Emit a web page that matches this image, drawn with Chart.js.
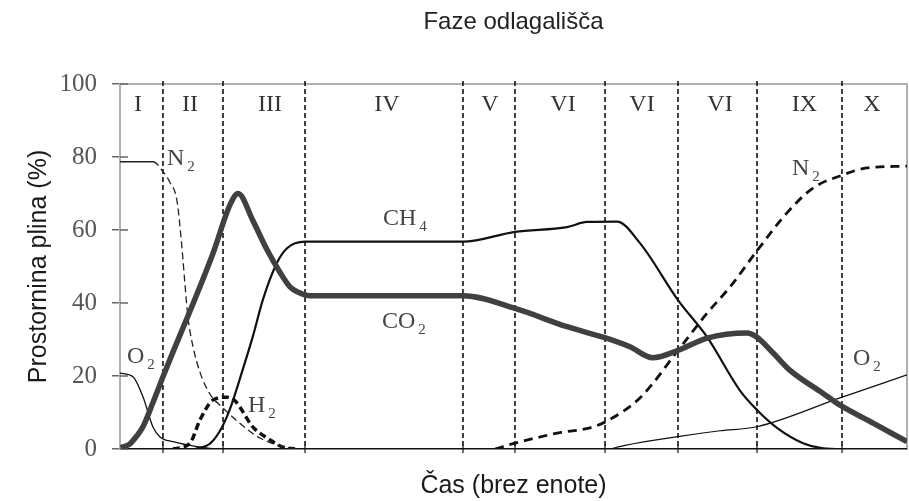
<!DOCTYPE html>
<html><head><meta charset="utf-8">
<script src="https://cdn.jsdelivr.net/npm/chart.js@4.4.1/dist/chart.umd.min.js"></script>
<style>html,body{margin:0;padding:0;background:#fff;}#wrap{width:909px;height:501px;}</style>
</head><body><div id="wrap"><canvas id="c" width="909" height="501"></canvas></div>
<script>
// ---- text ----
const chartTitle = 'Faze odlagališča';
const xTitle = 'Čas (brez enote)';
const yTitle = 'Prostornina plina (%)';
const yTicks = [0, 20, 40, 60, 80, 100];

// ---- phases ----
const phaseNames = ['I', 'II', 'III', 'IV', 'V', 'VI', 'VI', 'VI', 'IX', 'X'];
const phaseCenters = [2.29, 8.89, 19.06, 33.93, 47.01, 56.29, 66.33, 76.24, 86.98, 95.55];
const phaseBounds = [5.46, 13.09, 23.51, 43.58, 50.19, 61.63, 70.90, 80.94, 91.74];
const phaseLabelY = 94.2;

// ---- series (time units 0..100, volume %) ----
const co2X = [0.1, 1.3, 2.1, 2.9, 4.2, 5.5, 11.8, 14.0, 15.0, 16.9, 18.7, 20.3, 21.6, 22.6, 24.1, 43.6, 50.2, 56.8, 61.6, 64.8, 67.7, 70.9, 74.6, 79.7, 80.9, 83.0, 85.1, 89.3, 91.5, 95.7, 100];
const co2Y = [0.3, 1.5, 3.5, 6, 12.8, 20, 53.5, 67, 70, 62.5, 54.5, 48.5, 44.4, 43, 42, 42, 38.5, 33.5, 30.5, 28, 25, 27, 30.4, 31.8, 30.7, 26.3, 21.6, 15.3, 12, 7.1, 2];

const ch4X = [9.53, 11.44, 12.71, 13.98, 15.63, 16.90, 18.17, 19.95, 21.22, 23.51, 43.58, 50.19, 56.80, 59.34, 63.15, 66.07, 70.90, 74.59, 78.78, 80.94, 83.48, 86.79, 89.33, 91.74, 100];
const ch4Y = [0, 1.5, 5, 11, 22, 31, 41, 51, 55, 56.8, 56.8, 59.5, 60.8, 62.2, 62.3, 56.4, 40.8, 30.7, 16, 10.7, 5.8, 1.6, 0.2, 0, 0];

const n2aX = [0, 4.19, 5.46, 6.35, 7.24, 7.88, 8.26, 8.64, 9.28, 10.17, 11.44, 12.96, 15.25, 17.79, 20.97, 22.87];
const n2aY = [78.7, 78.7, 76, 73, 68, 55, 45, 36, 28, 21, 15, 11.5, 7, 3, 0.5, 0];

const o2aX = [0, 1.65, 2.92, 4.19, 5.08, 6.73, 10.17, 12.07];
const o2aY = [20.8, 19.8, 14.3, 6, 3.3, 2, 0.5, 0];

const h2X = [6.73, 8.89, 10.17, 11.82, 13.60, 14.61, 16.90, 19.06, 20.71, 22.24];
const h2Y = [0, 1.6, 8, 13.4, 14.2, 13.2, 6, 2.5, 0.5, 0];

const n2bX = [47.65, 50.19, 55.91, 59.72, 61.63, 66.07, 70.90, 74.59, 77.51, 80.94, 84.75, 88.06, 91.74, 94.92, 100];
const n2bY = [0, 1.6, 4.5, 5.8, 7.4, 14, 27, 37.2, 44.4, 54.3, 64.7, 71.5, 75, 77, 77.5];

const o2bX = [62.26, 64.17, 70.90, 76.24, 80.94, 91.49, 100];
const o2bY = [0, 1, 3.4, 5, 6.1, 14, 20.3];

// ---- curve labels: main text, subscript, anchor (time, %) ----
const labelMain = ['N', 'O', 'H', 'CH', 'CO', 'N', 'O'];
const labelSub = ['2', '2', '2', '4', '2', '2', '2'];
const labelX = [5.97, 0.89, 16.26, 33.42, 33.29, 85.39, 93.14];
const labelY = [77.8, 23.6, 10.1, 61.4, 33.2, 75.1, 23.0];

const pts = (xs, ys) => xs.map((x, i) => ({ x: x, y: ys[i] }));

const serif = '"Liberation Serif", "Times New Roman", serif';
const sans = '"Liberation Sans", Arial, sans-serif';

const decor = {
  id: 'decor',
  beforeDatasetsDraw(chart) {
    const { ctx, chartArea: a, scales: { x, y } } = chart;
    ctx.save();
    ctx.strokeStyle = '#b0b0b0'; ctx.lineWidth = 2;
    ctx.beginPath(); ctx.moveTo(a.left, a.top); ctx.lineTo(a.right, a.top); ctx.lineTo(a.right, a.bottom); ctx.stroke();
    ctx.strokeStyle = '#666'; ctx.lineWidth = 1.5;
    yTicks.forEach(v => { const py = y.getPixelForValue(v); ctx.beginPath(); ctx.moveTo(a.left, py); ctx.lineTo(a.left + 8, py); ctx.stroke(); });
    ctx.strokeStyle = '#111'; ctx.lineWidth = 1.6; ctx.setLineDash([5, 3]);
    phaseBounds.forEach(b => { const px = x.getPixelForValue(b); ctx.beginPath(); ctx.moveTo(px, a.top - 3); ctx.lineTo(px, a.bottom); ctx.stroke(); });
    ctx.setLineDash([]); ctx.lineWidth = 1.2;
    phaseBounds.forEach(b => { const px = x.getPixelForValue(b); ctx.beginPath(); ctx.moveTo(px, a.bottom - 4); ctx.lineTo(px, a.bottom + 4); ctx.stroke(); });
    ctx.fillStyle = '#333'; ctx.font = '24px ' + serif; ctx.textAlign = 'center'; ctx.textBaseline = 'middle';
    phaseNames.forEach((n, i) => ctx.fillText(n, x.getPixelForValue(phaseCenters[i]), y.getPixelForValue(phaseLabelY)));
    ctx.restore();
  },
  afterDatasetsDraw(chart) {
    const { ctx, scales: { x, y } } = chart;
    ctx.save();
    ctx.fillStyle = '#444'; ctx.textAlign = 'left'; ctx.textBaseline = 'alphabetic';
    labelMain.forEach((m, i) => {
      const px = x.getPixelForValue(labelX[i]), py = y.getPixelForValue(labelY[i]);
      ctx.font = '24px ' + serif;
      ctx.fillText(m, px, py);
      const w = ctx.measureText(m).width;
      ctx.font = '15px ' + serif;
      ctx.fillText(labelSub[i], px + w + 3, py + 6);
    });
    ctx.restore();
  }
};

const base = { pointRadius: 0, fill: false, cubicInterpolationMode: 'monotone' };

new Chart(document.getElementById('c'), {
  type: 'line',
  data: {
    datasets: [
      Object.assign({ label: 'CO2', data: pts(co2X, co2Y), borderColor: '#404040', borderWidth: 5.5 }, base),
      Object.assign({ label: 'CH4', data: pts(ch4X, ch4Y), borderColor: '#111', borderWidth: 2.2 }, base),
      Object.assign({ label: 'N2', data: pts(n2aX, n2aY), borderColor: '#222', borderWidth: 1.3,
        segment: { borderDash: c => c.p0DataIndex === 0 ? [] : [7, 4] } }, base),
      Object.assign({ label: 'O2', data: pts(o2aX, o2aY), borderColor: '#111', borderWidth: 1.3 }, base),
      Object.assign({ label: 'H2', data: pts(h2X, h2Y), borderColor: '#111', borderWidth: 3.5, borderDash: [7, 4] }, base),
      Object.assign({ label: 'N2 late', data: pts(n2bX, n2bY), borderColor: '#111', borderWidth: 2.8, borderDash: [9, 6] }, base),
      Object.assign({ label: 'O2 late', data: pts(o2bX, o2bY), borderColor: '#111', borderWidth: 1.2 }, base)
    ]
  },
  options: {
    responsive: false, animation: false, devicePixelRatio: 1,
    layout: { padding: { top: 0, right: 2, bottom: 0, left: 0 } },
    plugins: {
      legend: { display: false }, tooltip: { enabled: false },
      title: { display: true, fullSize: false, text: chartTitle, color: '#222', font: { family: sans, size: 24, weight: 'normal' }, padding: { top: 8, bottom: 47.2 } }
    },
    scales: {
      x: {
        type: 'linear', min: 0, max: 100,
        ticks: { display: false },
        grid: { display: false, drawOnChartArea: false, drawTicks: false },
        border: { display: true, color: '#111', width: 1.5 },
        title: { display: true, text: xTitle, color: '#1a1a1a', font: { family: sans, size: 25 }, padding: { top: 0, bottom: 0 } },
        afterFit: s => { s.height = 52; }
      },
      y: {
        type: 'linear', min: 0, max: 100,
        afterBuildTicks: s => { s.ticks = yTicks.map(v => ({ value: v })); },
        ticks: { color: '#555', font: { family: serif, size: 25 }, padding: 15 },
        grid: { drawOnChartArea: false, drawTicks: true, tickLength: 8, color: '#666', lineWidth: 1.5 },
        border: { color: '#b0b0b0', width: 2 },
        title: { display: true, text: yTitle, color: '#1a1a1a', font: { family: sans, size: 25 }, padding: { top: 24, bottom: 0 } },
        afterFit: s => { s.width = 120; }
      }
    }
  },
  plugins: [decor]
});
</script></body></html>
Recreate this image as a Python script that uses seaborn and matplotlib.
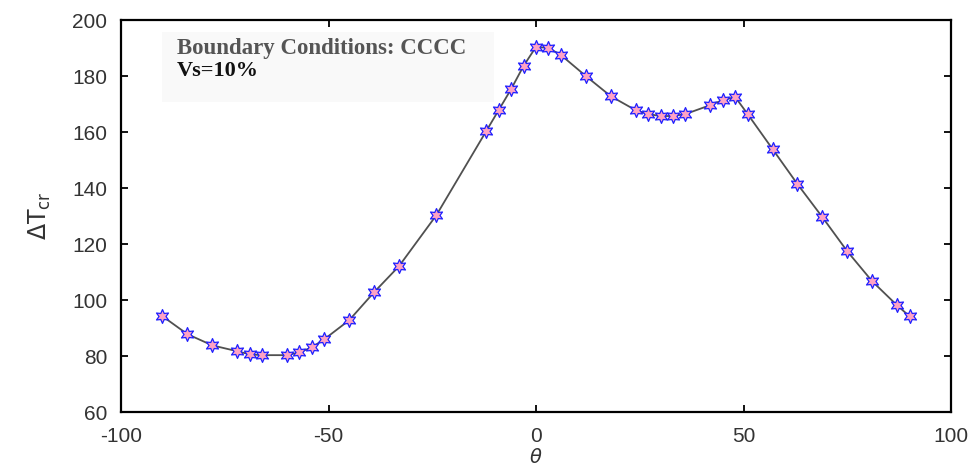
import matplotlib
matplotlib.use("Agg")
import matplotlib.pyplot as plt
import seaborn as sns
import pandas as pd
from matplotlib.patches import Rectangle

theta = [-90, -84, -78, -72, -69, -66, -60, -57, -54, -51, -45, -39, -33, -24,
         -12, -9, -6, -3, 0, 3, 6, 12, 18, 24, 27, 30, 33, 36, 42, 45, 48, 51,
         57, 63, 69, 75, 81, 87, 90]
dT_cr = [94.2, 87.8, 83.8, 81.7, 80.6, 80.3, 80.3, 81.3, 83.1, 86.0, 92.8,
         102.8, 112.1, 130.3, 160.3, 167.8, 175.3, 183.6, 190.4, 190.0, 187.5,
         180.0, 172.8, 167.8, 166.4, 165.7, 165.7, 166.4, 169.6, 171.4, 172.5,
         166.4, 153.9, 141.4, 129.6, 117.4, 106.7, 98.1, 94.2]
x_ticks = [-100, -50, 0, 50, 100]
y_ticks = [60, 80, 100, 120, 140, 160, 180, 200]
title_line1 = "Boundary Conditions: CCCC"
title_line2 = "Vs=10%"

df = pd.DataFrame({"theta": theta, "dT": dT_cr})

sns.set_theme(style="ticks")
plt.rcParams["font.family"] = ["Liberation Sans", "DejaVu Sans"]
plt.rcParams["mathtext.fontset"] = "dejavusans"
plt.rcParams["axes.unicode_minus"] = False

fig = plt.figure(figsize=(9.74, 4.71), dpi=100)
ax = fig.add_axes([121 / 974, 1 - 412 / 471, (951 - 121) / 974, (412 - 20) / 471])

sns.lineplot(data=df, x="theta", y="dT", ax=ax, color="#505050", linewidth=1.3,
             sort=True, zorder=2)
sns.scatterplot(data=df, x="theta", y="dT", ax=ax, marker=(6, 1, 0), s=100,
                facecolor="#ffa3c4", edgecolor="#2020ff", linewidth=0.9, zorder=3)

ax.set_xlim(-100, 100)
ax.set_ylim(60, 200)
ax.set_xticks(x_ticks)
ax.set_yticks(y_ticks)
ax.tick_params(direction="in", length=5, width=1.3, top=True, right=True,
               labelsize=15, colors="black")
ax.tick_params(axis="both", labelcolor="#333333")
ax.tick_params(axis="x", pad=11)
ax.tick_params(axis="y", pad=10)
for sp in ax.spines.values():
    sp.set_linewidth(1.6)
    sp.set_color("black")

ax.set_xlabel(r"$\theta$", fontsize=14, color="#333333", labelpad=1)
ax.set_ylabel(r"$\Delta\mathrm{T}_{\mathrm{cr}}$", fontsize=17, color="#333333", labelpad=14)

# faint annotation box
ax.add_patch(Rectangle(((162 - 121) / 830, (412 - 102) / 392), (494 - 162) / 830, (102 - 32) / 392,
                       transform=ax.transAxes, facecolor="#f9f9f9", edgecolor="none", zorder=1))
fig.text(177 / 974, 1 - 54 / 471, title_line1, family="Liberation Serif", weight="bold",
         fontsize=16.5, color="#555555", va="baseline", ha="left")
fig.text(177 / 974, 1 - 76 / 471, title_line2, family="Liberation Serif", weight="bold",
         fontsize=16, color="#111111", va="baseline", ha="left")

fig.savefig("out.png", dpi=100)
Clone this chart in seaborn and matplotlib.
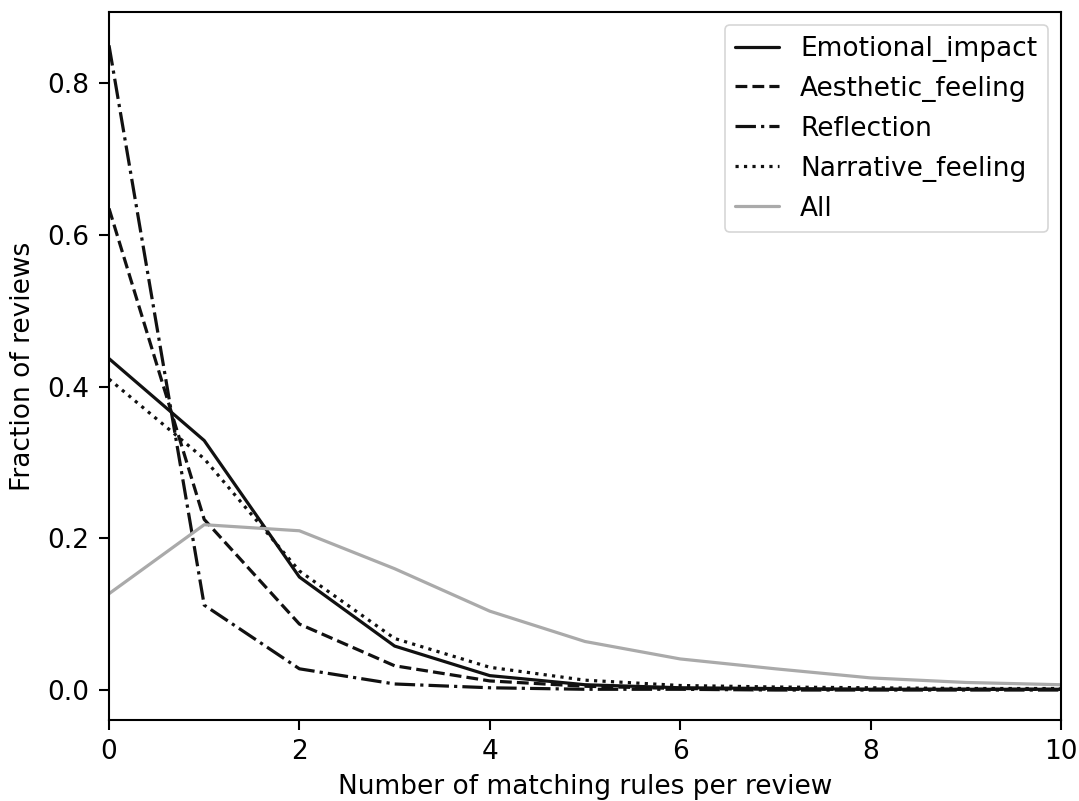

════

> **Written problem**
Write out exactly the opening lines of the data, stopping after the line that holds "12, 7.1, 2];". Exclude pictures.

> **Output below**
Emit a web page that matches this image, drawn with Chart.js.
<!DOCTYPE html>
<html><head><meta charset="utf-8">
<script src="https://cdn.jsdelivr.net/npm/chart.js@4.4.1/dist/chart.umd.min.js"></script>
<style>html,body{margin:0;padding:0;background:#fff;}#wrap{width:909px;height:501px;}</style>
</head><body><div id="wrap"><canvas id="c" width="909" height="501"></canvas></div>
<script>
// ---- text ----
const chartTitle = 'Faze odlagališča';
const xTitle = 'Čas (brez enote)';
const yTitle = 'Prostornina plina (%)';
const yTicks = [0, 20, 40, 60, 80, 100];

// ---- phases ----
const phaseNames = ['I', 'II', 'III', 'IV', 'V', 'VI', 'VI', 'VI', 'IX', 'X'];
const phaseCenters = [2.29, 8.89, 19.06, 33.93, 47.01, 56.29, 66.33, 76.24, 86.98, 95.55];
const phaseBounds = [5.46, 13.09, 23.51, 43.58, 50.19, 61.63, 70.90, 80.94, 91.74];
const phaseLabelY = 94.2;

// ---- series (time units 0..100, volume %) ----
const co2X = [0.1, 1.3, 2.1, 2.9, 4.2, 5.5, 11.8, 14.0, 15.0, 16.9, 18.7, 20.3, 21.6, 22.6, 24.1, 43.6, 50.2, 56.8, 61.6, 64.8, 67.7, 70.9, 74.6, 79.7, 80.9, 83.0, 85.1, 89.3, 91.5, 95.7, 100];
const co2Y = [0.3, 1.5, 3.5, 6, 12.8, 20, 53.5, 67, 70, 62.5, 54.5, 48.5, 44.4, 43, 42, 42, 38.5, 33.5, 30.5, 28, 25, 27, 30.4, 31.8, 30.7, 26.3, 21.6, 15.3, 12, 7.1, 2];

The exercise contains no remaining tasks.